Nécessité d’une approche préventive
Raoudha Laabidi, présidente de l’Instance nationale de lutte contre la traite des personnes, a, de son côté, précisé que le traitement des cas de violations à l’encontre des enfants appelle l’adoption d’approches préventives, observant un manque de collégialité entre les responsables de l’enfance en Tunisie, ce qui constitue une entrave au développement des manières de faire dans le secteur.
Elle appelle à l’élaboration d’une stratégie exhaustive qui définit les tâches de coordination, de contrôle et de suivi dans les dossiers liés à la maltraitance des enfants, ajoutant que “de nombreuses parties œuvrant dans le secteur de l’enfance, se lancent mutuellement la balle et se soustraient à leurs responsabilité”.
Il est à noter que la société tunisienne avait été secouée durant le mois de février 2018 par une affaire d’agression sur les enfants du centre d’autisme au gouvernorat de l’Ariana, suite à la circulation dans les réseaux sociaux d’une vidéo établissant des scènes de violence insoutenable.
Laabidi a déclaré que l’Instance réagit au moment même de la réception de notifications provenant des délégués à la protection de l’enfance ou bien des citoyens, signalant un cas de maltraitance à l’encontre d’un enfant, puis assure le travail d’investigation et d’évaluation.
Pour protéger les enfants contre les abus, il importe, selon elle, de mettre en place une politique d’anticipation.
D’après le délégué général à la protection de l’enfance, Mehiar Hamadi, ces agressions sont souvent commises par des animateurs exerçant dans les établissements éducatifs et les concierges des jardins d’enfants.
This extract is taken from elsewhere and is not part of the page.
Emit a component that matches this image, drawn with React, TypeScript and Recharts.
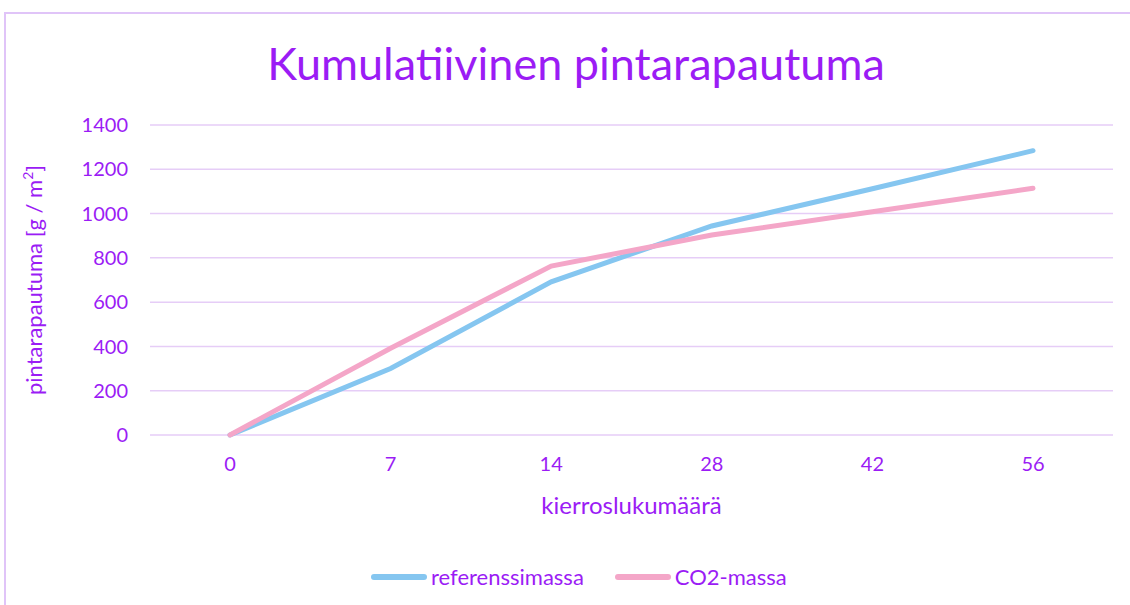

Bannir les contacts physiques
Dans notre culture, a-t-il dit, les liens affectifs qu’entretiennent les adultes avec les enfants sont généralement basés sur le contact physique (caresse, câlin…), expliquant que la banalisation de ces échanges a permis aux enfants d’être une proie facile aux pédophiles.
Le responsable appelle à la nécessité de sensibiliser les familles aux risques liés aux abus sexuels chez les enfants et à rompre avec la banalisation des contacts physiques entre adultes et enfants.
A cet égard, il a annoncé que le rapport annuel des délégués régionaux à l’éducation au titre de 2018/2019 sera publié en mars, faisant savoir qu’une augmentation du nombre des signalements relatifs aux abus à l’égard des enfants a été enregistrée.
La directrice générale de l’Observatoire de l’information, de formation, de documentation et d’études pour la protection des droits de l’enfant, Hager Cherif, a mis l’accent sur la nécessité d’évaluer les mécanismes de prise en charge des enfants victimes de violence.
Le projet de loi relatif aux crèches et jardins d’enfants fait actuellement l’objet de discussion à l’Assemblée des représentants du peuple (ARP). Ce texte compte 29 articles stipulant notamment que l’Etat et les collectivités locales ainsi que les établissements publics et privés peuvent créer des crèches et des jardins d’enfants selon un cahier des charges approuvé par l’autorité de tutelle.
Les jardins et crèches d’enfants doivent mettre en œuvre l’approche pédagogique du ministère de la femme et ces institutions encadrant les jeunes devront recruter des cadres éducatifs répondant aux conditions de spécialisation et de formation dans le domaine de l’enfance.
Ce projet oblige quiconque à informer le commissaire de l’enfance ou le ministère de l’existence de tout espace anarchique pour l’encadrement des enfants et inflige une amende de 5 à 10 mille dinars à toute personne qui gère ou exerce une activité de jardin d’enfants ou d’une crèche anarchique et se voit refuser toute activité dans ce domaine pendant dix ans.